Scrap The Poor Quality Before You Scrap The Radio Set

So, the BBC and Commercial Radio have launched an ‘old-radio’ scrappage scheme in advance of the eventual analogue switch-off which may or (more likely) may never happen in the near-future.  Here’s the link to the full BBC News story:

I’m all for this, especially since most UK households have 5 or more analogue radio sets, and therefore the cost of replacing them like-for-like with DAB sets is cost-prohibitive.  I have an image in my mind of someone turning up at John Lewis with 10 analogue sets and demanding a free DAB set in return – how wonderful!

DAB radio sets are great, they do what they say on the tin.  You tune by name not frequency, you have more choice of stations and, if your DAB set allows it, you can do clever stuff like rewind and record.  Tech-tastic!

BUT…I’ve been a DAB listener since the very first sets came out, and while over those years, the technology built in to the sets has improved, and come down in price, what hasn’t changed is the general poor quality of the broadcasts.  DAB is advertised and sold to punters as the height of high-quality sound…CD-quality, etc…  I hate to be the one to tell you, but many radio stations do not even broadcast in stereo via DAB, and many of those that do don’t broadcast at 128kBps (CD-quality).  This is because of the amount of bandwidth that is allocated by the DAB network providers to each station.  Consider the BBC national networks…The main stations are well provided for with bandwidth as you would expect, but the ‘all-new’ services, those that are used to sell the concept of DAB e.g. Radio 7 is broadcast in mono.  Many commercial radio stations are not allocated a full 128kBps stereo bandwidth.  And be careful, because not all DAB radio sets have stereo speakers!

And then there is the issue of what stations you can receive on DAB.  Of course, all your favourite local and national stations are on there.  And then there are some new ones you’ve possibly never heard of.  These includes 80’s and rock and indie and classical and international stations.  Nearly all the music channels are mere ‘jukebox’ stations, a computer pumping out track after track with some pre-recorded DJ links thrown in.  However, some are truly excellent (may I direct you to Absolute 80s and Absolute Classic Rock?)  But beware of DAB’s promises…what if the BBC closes 6 Music and Asian Network?  We have already lost the finest example of original and popular programming when One Word Radio was unceremoniously shut down by Channel 4 Radio (which then failed to launch – why did Ofcom not require the relaunch of One Word, eh?).  DAB promises much, but the reality of running radio stations is that, eventually, you just get the same old stations you got on FM/AM.  Radio stations cost money to run, and there aren’t advertisers out there spending money on radio!
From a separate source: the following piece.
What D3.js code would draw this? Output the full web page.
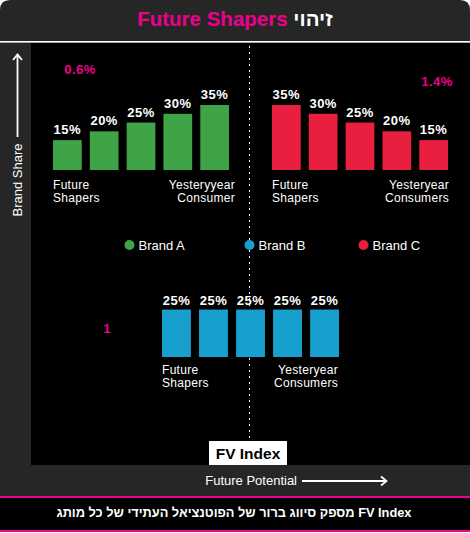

Now, don’t get me wrong…DAB is an inevitability (possibly!).  If any MPs grow the balls to pull the plug, we may actually switch over to full digital radio sometime in the next 10 years.  If we do, DAB coverage has to improve considerably, and PLEASE PLEASE PLEASE don’t buy a portable DAB player if you value your hearing – the DAB signal does not travel well, especially in large towns and cities.  DAB may not have all the static of FM/AM but it does have digital noise, which in extreme cases could cause hearing damage!

One aside…even though the UK developed and pushed DAB technology, we are now lagging behind the rest of the world.  The Govt. and UK radio have put so much into DAB v1 that they are reluctant to make the move to the much improved DAB v2, which offers better bandwidth useage and sound quality.  The rest of the world is looking to move to DAB v2, and manufacturers are moving in that direction.  But will the UK?  Oh no, because that would mean punters who have already bought sets would have to…wait for it…scrap them and replace with new sets!

So..DAB has certainly brought benefits, but it hasn’t brought a revolution.  It’s ANOTHER way to consume the UK’s generally great radio output…yet many people are now listening to radio via their Digital TV services.  The biggest hurdle for DAB, apart from the problems with living up to expectations and delivering on promises, is getting the sets in to cars.  DAB needs Ford and Toyota and others to put DAB car radios in their vehicles as the default.  But to do that the UK and Europe and Asia and the US need to be using the same DAB system, that way the cost of installing such sets drops significantly.

I doubt whether any MP will have the balls to switch off analogue radio, so this is possibly a moot argument.  But then, who knows?  I would never suggest you don’t buy DAB, some of the sets are superb with great additional technology and fantastic sound.  All I would say is think first before investing…and don’t believe the hype!